Wir sind noch längst nicht fertig. Einige Abteilungen haben sich komplett neu aufgestellt und kleinere, überschaubarere Teams gebildet, so dass People Management und Coaching durch Führungskräfte realistisch werden. Damit gibt es auch für die Teammitglieder selbst bessere Möglichkeiten für die interne eigenverantwortliche Abstimmung (Auftragsplanung, KPI-Verfolgung, Arbeitszeitgestaltung, Urlaubsplanung). Selbststeuerung kommt voran. Die Teamleitungen kümmern sich sehr viel stärker um die Rahmenbedingungen der Arbeit und um Prozessverbesserung. Das haben früher die Abteilungsleitungen gemacht. Auch wir sind „agiler“ geworden. Unsere Leistung hat sich signifikant verbessert, das sehen wir an unseren Zahlen.
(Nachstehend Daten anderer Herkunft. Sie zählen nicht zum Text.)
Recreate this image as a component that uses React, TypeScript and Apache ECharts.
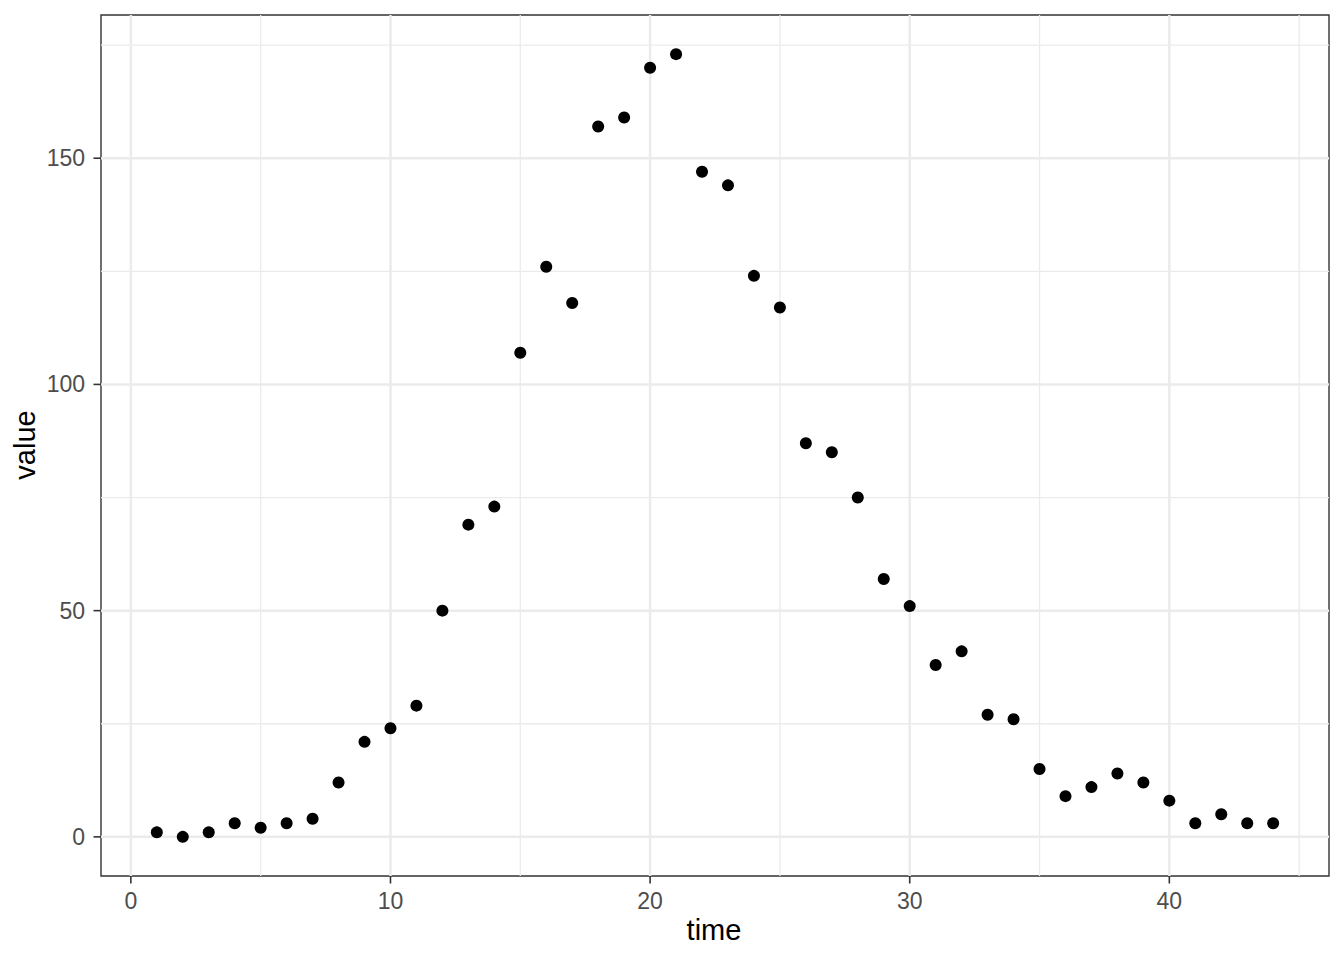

Und wir sind dabei, ein Bonussystem in der Produktion zu konzipieren.
- Unsere Erfolgsfaktoren!
Selbststeuerung statt Fremdsteuerung, das ist wirklich das Kern-Thema geworden. Es macht den Produktentwicklungs-Zyklus schneller, verkürzt Prozesse, macht uns wendiger in der Reaktion auf neue Kundenbedürfnisse. Bei uns will niemand zurück, auch wenn es für einige Mitarbeitende und Führungskräfte eine große Wende war, nicht alle geblieben sind (das muss man auch zugeben) und wir immer noch üben … wir „ticken“ jetzt anders und wollen diesen Weg weiter gehen.